Patch "drm/amdgpu: add lock in kfd_process_dequeue_from_device" has been added to the 6.10-stable tree

Sasha Levin <sashal@xxxxxxxxxx> · Wed, 4 Sep 2024 13:48:31 -0400

This is a note to let you know that I've just added the patch titled

    drm/amdgpu: add lock in kfd_process_dequeue_from_device

to the 6.10-stable tree which can be found at:
    http://www.kernel.org/git/?p=linux/kernel/git/stable/stable-queue.git;a=summary

The filename of the patch is:
     drm-amdgpu-add-lock-in-kfd_process_dequeue_from_devi.patch
and it can be found in the queue-6.10 subdirectory.

If you, or anyone else, feels it should not be added to the stable tree,
please let <stable@xxxxxxxxxxxxxxx> know about it.

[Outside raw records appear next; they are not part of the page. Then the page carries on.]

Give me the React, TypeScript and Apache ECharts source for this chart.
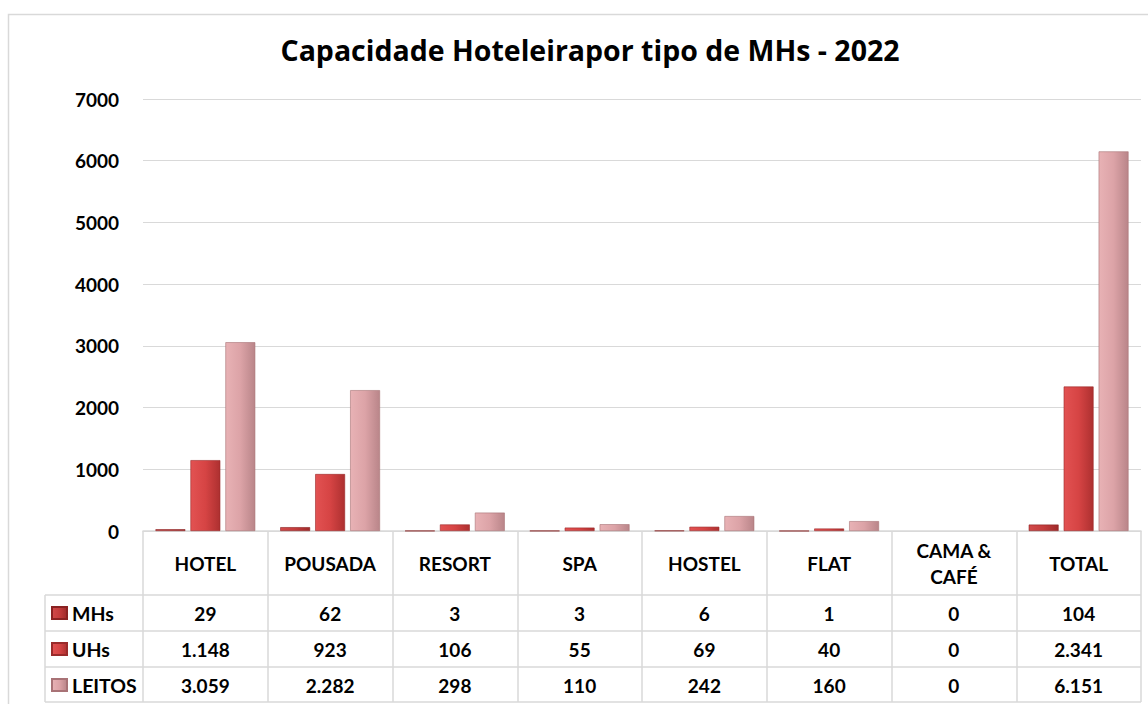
import React, { useEffect, useRef } from "react";
import * as echarts from "echarts";

const categories = ["HOTEL", "POUSADA", "RESORT", "SPA", "HOSTEL", "FLAT", "CAMA &\nCAFÉ", "TOTAL"];
const seriesNames = ["MHs", "UHs", "LEITOS"];
const mhs = [29, 62, 3, 3, 6, 1, 0, 104];
const uhs = [1148, 923, 106, 55, 69, 40, 0, 2341];
const leitos = [3059, 2282, 298, 110, 242, 160, 0, 6151];
const yTicks = { min: 0, max: 7000, interval: 1000 };
const titleText = "Capacidade Hoteleirapor tipo de MHs - 2022";

const fmt = (n: number) => String(n).replace(/\B(?=(\d{3})+(?!\d))/g, ".");

const FONT = "Lato, 'Open Sans', sans-serif";
const TITLE_FONT = "'Open Sans', Lato, sans-serif";
const FS = 19;
const GRID_LEFT = 143;
const GRID_RIGHT_X = 1141;
const AXIS_Y = 531;
const LINE = "#d9d9d9";

const grad = (a: string, b: string, c: string) =>
  new echarts.graphic.LinearGradient(0, 0, 1, 0, [
    { offset: 0, color: a },
    { offset: 0.5, color: b },
    { offset: 1, color: c },
  ]);

export default function App() {
  const ref = useRef<HTMLDivElement>(null);
  useEffect(() => {
    if (!ref.current) return;
    const chart = echarts.init(ref.current, null, { renderer: "svg" });
    const colors = [
      grad("#d24a4a", "#c43c3c", "#9e2a2a"),
      grad("#e25252", "#d64444", "#ad3030"),
      grad("#e8b2b5", "#dca3a7", "#b98589"),
    ];
    const borders = ["#8a2222", "#9a2a2a", "#a87276"];
    const values = [mhs, uhs, leitos];
    const rowOffsets = [64, 100, 136];
    const rowCenters = [613, 649, 685];
    const hLines = [595, 631, 667, 702];

    const xBase = {
      type: "category",
      data: categories,
      position: "bottom",
    };
    const txt = { fontFamily: FONT, fontSize: FS, fontWeight: "bold", color: "#000" };

    chart.setOption({
      animation: false,
      backgroundColor: "#ffffff",
      title: {
        text: titleText,
        left: 585,
        textAlign: "center",
        top: 30,
        textStyle: { fontFamily: TITLE_FONT, fontSize: 28.5, fontWeight: "bold", color: "#000" },
      },
      legend: seriesNames.map((name, i) => ({
        orient: "vertical",
        left: 51,
        top: rowCenters[i] - 10,
        padding: 0,
        itemWidth: 15,
        itemHeight: 12,
        itemGap: 5,
        icon: "rect",
        data: [name],
        textStyle: { ...txt, fontSize: 19.5, padding: 0 },
      })),
      grid: { left: GRID_LEFT, right: 1148 - GRID_RIGHT_X, top: 99, bottom: 704 - AXIS_Y },
      yAxis: {
        type: "value",
        min: yTicks.min,
        max: yTicks.max,
        interval: yTicks.interval,
        axisLine: { show: false },
        axisTick: { show: false },
        splitLine: { lineStyle: { color: LINE, width: 1 } },
        axisLabel: { ...txt, margin: 24, formatter: (v: number) => String(v) },
      },
      xAxis: [
        {
          ...xBase,
          axisLine: { show: true, lineStyle: { color: LINE, width: 1.5 } },
          axisTick: { show: true, interval: 0, length: 702 - AXIS_Y, lineStyle: { color: LINE, width: 1.5 } },
          axisLabel: {
            ...txt,
            interval: 0,
            margin: 32,
            verticalAlign: "middle",
            lineHeight: 26,
          },
        },
        ...values.map((vals, i) => ({
          ...xBase,
          offset: rowOffsets[i],
          axisLine: { show: false },
          axisTick: { show: false },
          axisLabel: {
            ...txt,
            interval: 0,
            margin: 18,
            verticalAlign: "middle",
            formatter: (_v: string, idx: number) => fmt(vals[idx]),
          },
        })),
      ],
      series: values.map((vals, i) => ({
        name: seriesNames[i],
        type: "bar",
        xAxisIndex: 0,
        data: vals.map((v) => (v === 0 ? { value: v, itemStyle: { borderWidth: 0, opacity: 0 } } : v)),
        barGap: "17%",
        barCategoryGap: "20%",
        itemStyle: { color: colors[i], borderColor: borders[i], borderWidth: 0.6 },
      })),
      graphic: [
        {
          type: "rect",
          shape: { x: 8.5, y: 14.5, width: 1145, height: 720 },
          style: { fill: "none", stroke: LINE, lineWidth: 1.5 },
          silent: true,
        },
        ...hLines.map((y) => ({
          type: "line",
          shape: { x1: 45, y1: y, x2: GRID_RIGHT_X, y2: y },
          style: { stroke: LINE, lineWidth: 1.5 },
          silent: true,
        })),
        {
          type: "line",
          shape: { x1: 45, y1: 595, x2: 45, y2: 702 },
          style: { stroke: LINE, lineWidth: 1.5 },
          silent: true,
        },
      ],
    });
    return () => chart.dispose();
  }, []);
  return (
    <div
      ref={ref}
      style={{ position: "absolute", left: 0, top: 0, width: 1148, height: 704 }}
    />
  );
}
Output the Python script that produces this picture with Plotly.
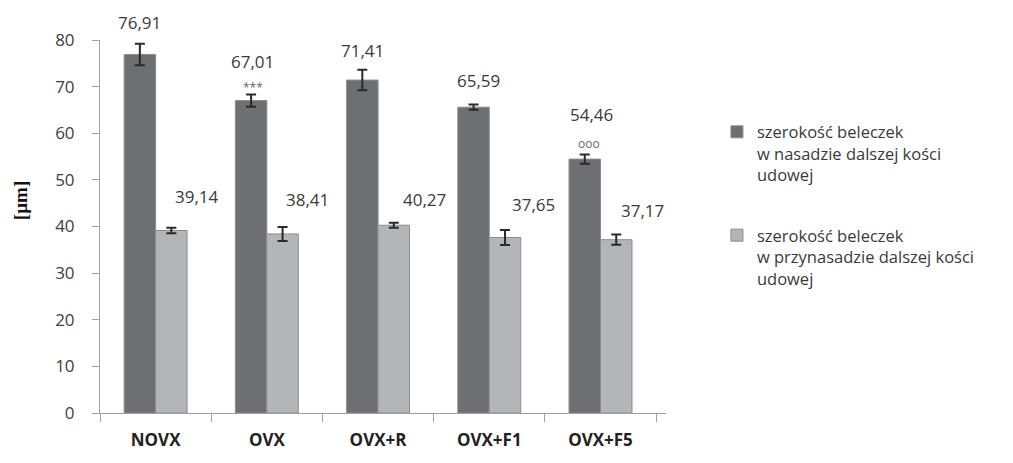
import plotly.graph_objects as go

# Groups and measured trabecular widths [µm]
groups = ["NOVX", "OVX", "OVX+R", "OVX+F1", "OVX+F5"]
epiphysis = [76.91, 67.01, 71.41, 65.59, 54.46]
epiphysis_err = [2.3, 1.3, 2.2, 0.55, 1.0]
metaphysis = [39.14, 38.41, 40.27, 37.65, 37.17]
metaphysis_err = [0.6, 1.5, 0.55, 1.6, 1.1]
# significance marks above the epiphysis bars
significance = ["", "***", "", "", "ooo"]

name_epi = "szerokość beleczek<br>w nasadzie dalszej kości<br>udowej"
name_meta = "szerokość beleczek<br>w przynasadzie dalszej kości<br>udowej"

DARK = "#6e6f73"
LIGHT = "#b4b5b9"
EDGE = "#8c8c8c"
TXT = "#3a3a3a"
FONT = "Open Sans"

fig = go.Figure()
fig.add_trace(go.Bar(
    x=groups, y=epiphysis, name=name_epi, legendgroup="a",
    marker=dict(color=DARK, line=dict(color=EDGE, width=1)),
    error_y=dict(type="data", array=epiphysis_err, color="#2a2a2a",
                 thickness=2, width=5),
))
fig.add_trace(go.Bar(
    x=groups, y=metaphysis, name=name_meta, legendgroup="b",
    marker=dict(color=LIGHT, line=dict(color=EDGE, width=1)),
    error_y=dict(type="data", array=metaphysis_err, color="#2a2a2a",
                 thickness=2, width=5),
))


def fmt(v):
    return f"{v:.2f}".replace(".", ",")


# label placement (pixel offsets from the bar top / category centre)
dark_lift = [32, 39, 30, 27, 45]
dark_dx = [-16, -14, -16, -11, -9]
light_lift = [34, 34, 26, 33, 29]
light_dx = [41, 41, 46, 44, 42]
mark_lift = [0, 13, 0, 0, 16]
mark_dx = [0, -14, 0, 0, -12]

for i, g in enumerate(groups):
    fig.add_annotation(x=g, y=epiphysis[i], text=fmt(epiphysis[i]),
                       showarrow=False, xshift=dark_dx[i], yshift=dark_lift[i],
                       font=dict(family=FONT, size=17, color=TXT))
    fig.add_annotation(x=g, y=metaphysis[i], text=fmt(metaphysis[i]),
                       showarrow=False, xshift=light_dx[i], yshift=light_lift[i],
                       font=dict(family=FONT, size=17, color=TXT))
    if significance[i]:
        fig.add_annotation(x=g, y=epiphysis[i], text=significance[i],
                           showarrow=False, xshift=mark_dx[i], yshift=mark_lift[i],
                           font=dict(family=FONT, size=12, color="#666666"))

# rotated unit label left of the value axis
fig.add_annotation(text="[µm]", textangle=-90, xref="paper", yref="paper",
                   x=-0.14, y=0.57, xanchor="center", yanchor="middle",
                   showarrow=False,
                   font=dict(family="Liberation Serif", size=19, color="#111111",
                             weight="bold"))

fig.update_layout(
    width=1013, height=463,
    margin=dict(l=100, r=347, t=40, b=47),
    paper_bgcolor="white", plot_bgcolor="white",
    barmode="group", bargap=0.434, bargroupgap=0,
    font=dict(family=FONT, color=TXT),
    legend=dict(x=1.09, y=0.80, xanchor="left", yanchor="top",
                font=dict(family=FONT, size=16.5, color=TXT),
                traceorder="grouped", tracegroupgap=36, valign="top",
                itemwidth=30),
    showlegend=True,
)
fig.update_xaxes(
    showline=True, linecolor="#a0a0a0", linewidth=1,
    ticks="outside", tickson="boundaries", ticklen=8, tickcolor="#a0a0a0",
    tickfont=dict(family=FONT, size=17, color="#222222", weight="bold"),
    ticklabelstandoff=12, showgrid=False,
)
fig.update_yaxes(
    range=[0, 80], dtick=10,
    showline=True, linecolor="#a0a0a0", linewidth=1,
    ticks="outside", ticklen=7, tickcolor="#a0a0a0",
    tickfont=dict(family=FONT, size=17, color="#404040"),
    ticklabelstandoff=14, showgrid=False, zeroline=False,
)

fig.write_html("out.html")
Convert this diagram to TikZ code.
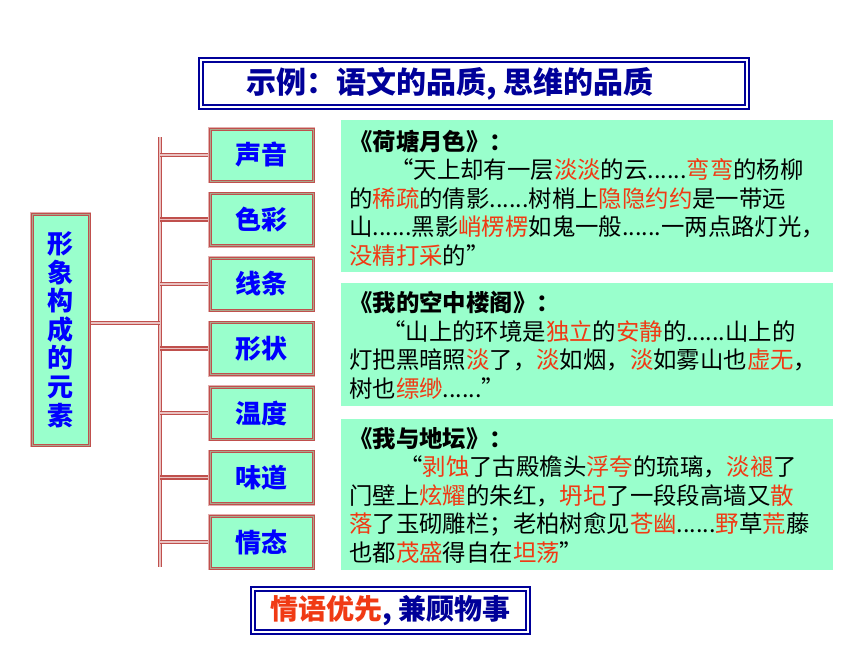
\documentclass[tikz,border=0pt]{standalone}
\usepackage{fontspec}
\setmainfont{Noto Sans CJK SC}
\usepackage{xcolor}
\usepackage{tikz}
\definecolor{mint}{HTML}{99FFCC}
\definecolor{boxred}{HTML}{C0504D}
\definecolor{boxgray}{HTML}{A8A88C}
\definecolor{navyblue}{HTML}{000099}
\definecolor{labelblue}{HTML}{0000FF}
\definecolor{hotred}{HTML}{F03A14}
\newcommand{\rw}[1]{\textcolor{hotred}{#1}}
\tikzset{
  framered/.style={draw=boxred, line width=1pt, double=boxgray, double distance=1pt,
    preaction={draw=boxred!45, line width=4pt}, fill=mint, inner sep=0pt},
  leaf/.style={minimum width=103pt, minimum height=52pt, text=labelblue,
    font=\bfseries\fontsize{26}{26}\selectfont},
  framenavy/.style={draw=navyblue, line width=2pt, double=white, double distance=2pt, fill=white},
  bar/.style={draw=boxred, double=boxred!35, line width=1.3pt, double distance=1.6pt},
  panel/.style={fill=mint, anchor=north west, minimum width=492pt, inner sep=0pt},
  quote/.style={anchor=base west, inner sep=0pt, align=left, font=\fontsize{23.4}{28.5}\selectfont}
}
\begin{document}
\begin{tikzpicture}[x=1pt,y=-1pt]
\path[use as bounding box, fill=white] (0,0) rectangle (860,645);

\node[framenavy, minimum width=546pt, minimum height=47pt] (title) at (474,83.5) {};
\node[text=navyblue, font=\bfseries\fontsize{30}{30}\selectfont] (titletext) at (450,84) {示例：语文的品质, 思维的品质};

\coordinate (top) at (160,137);
\coordinate (bot) at (160,567);
\coordinate (hub) at (160,323);
\draw[bar] (top) -- (bot);
\foreach \i in {1,...,7}
  \draw[bar] (160,{155+64.5*(\i-1)}) -- (215,{155+64.5*(\i-1)});
\draw[bar] (85,323) -- (hub);

\node[framered, minimum width=57pt, minimum height=231pt, align=center, text=labelblue,
  font=\bfseries\fontsize{26}{28.6}\selectfont] (root) at (60.5,329.5) {形\\象\\构\\成\\的\\元\\素};
\foreach \lbl [count=\i] in {声音,色彩,线条,形状,温度,味道,情态}
  \node[framered, leaf] (e\i) at (261.5,{155+64.5*(\i-1)}) {\lbl};

\node[panel, minimum height=152pt] (p1) at (341,120) {};
\node[quote] (t1) at (349,264) {{\bfseries 《荷塘月色》：}\\
\hspace*{41pt}“天上却有一层\rw{淡淡}的云......\rw{弯弯}的杨柳\\
的\rw{稀疏}的倩影......树梢上\rw{隐隐约约}是一带远\\
山......黑影\rw{峭楞楞}如鬼一般......一两点路灯光，\\
\rw{没精打采}的”};

\node[panel, minimum height=123pt] (p2) at (341,283) {};
\node[quote] (t2) at (349,397) {{\bfseries 《我的空中楼阁》：}\\
\hspace*{33pt}“山上的环境是\rw{独立}的\rw{安静}的......山上的\\
灯把黑暗照\rw{淡}了，\rw{淡}如烟，\rw{淡}如雾山也\rw{虚无}，\\
树也\rw{缥缈}......”};

\node[panel, minimum height=151pt] (p3) at (341,419) {};
\node[quote] (t3) at (349,561) {{\bfseries 《我与地坛》：}\\
\hspace*{50pt}“\rw{剥蚀}了古殿檐头\rw{浮夸}的琉璃，\rw{淡褪}了\\
门壁上\rw{炫耀}的朱红，\rw{坍圮}了一段段高墙又\rw{散}\\
\rw{落}了玉砌雕栏；老柏树愈见\rw{苍幽}......\rw{野}草\rw{荒}藤\\
也都\rw{茂盛}得自在\rw{坦荡}”};

\node[framenavy, minimum width=275pt, minimum height=43pt,
  font=\bfseries\fontsize{28}{28}\selectfont] (motto) at (390.5,610.5)
  {\textcolor{hotred}{情语优先}\textcolor{navyblue}{, 兼顾物事}};
\end{tikzpicture}
\end{document}
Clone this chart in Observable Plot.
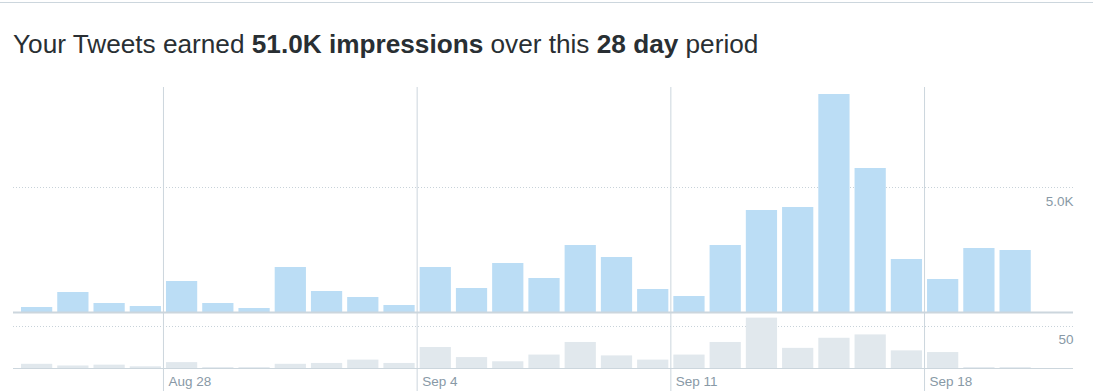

commit fc119049d26c16969653237c633a7e219556c1dc
Author: Yunxiang Li <Yunxiang.Li@xxxxxxx>
Date:   Mon Jun 3 12:29:30 2024 -0400

    drm/amdgpu: add lock in kfd_process_dequeue_from_device
    
    [ Upstream commit d225960c2330e102370815367b877baaf8bb8b5d ]
    
    We need to take the reset domain lock before talking to MES. While in
    this case we can take the lock inside the mes helper. We can't do so for
    most other mes helpers since they are used during reset. So for
    consistency sake we add the lock here.
    
    Signed-off-by: Yunxiang Li <Yunxiang.Li@xxxxxxx>
    Reviewed-by: Felix Kuehling <felix.kuehling@xxxxxxx>
    Signed-off-by: Alex Deucher <alexander.deucher@xxxxxxx>
    Signed-off-by: Sasha Levin <sashal@xxxxxxxxxx>

diff --git a/drivers/gpu/drm/amd/amdkfd/kfd_process_queue_manager.c b/drivers/gpu/drm/amd/amdkfd/kfd_process_queue_manager.c
index 4858112f9a53..a5bdc3258ae5 100644
--- a/drivers/gpu/drm/amd/amdkfd/kfd_process_queue_manager.c
+++ b/drivers/gpu/drm/amd/amdkfd/kfd_process_queue_manager.c
@@ -28,6 +28,7 @@
 #include "kfd_priv.h"
 #include "kfd_kernel_queue.h"
 #include "amdgpu_amdkfd.h"
+#include "amdgpu_reset.h"
 
 static inline struct process_queue_node *get_queue_by_qid(
 			struct process_queue_manager *pqm, unsigned int qid)
@@ -87,8 +88,12 @@ void kfd_process_dequeue_from_device(struct kfd_process_device *pdd)
 		return;
 
 	dev->dqm->ops.process_termination(dev->dqm, &pdd->qpd);
-	if (dev->kfd->shared_resources.enable_mes)
-		amdgpu_mes_flush_shader_debugger(dev->adev, pdd->proc_ctx_gpu_addr);
+	if (dev->kfd->shared_resources.enable_mes &&
+	    down_read_trylock(&dev->adev->reset_domain->sem)) {
+		amdgpu_mes_flush_shader_debugger(dev->adev,
+						 pdd->proc_ctx_gpu_addr);
+		up_read(&dev->adev->reset_domain->sem);
+	}
 	pdd->already_dequeued = true;
 }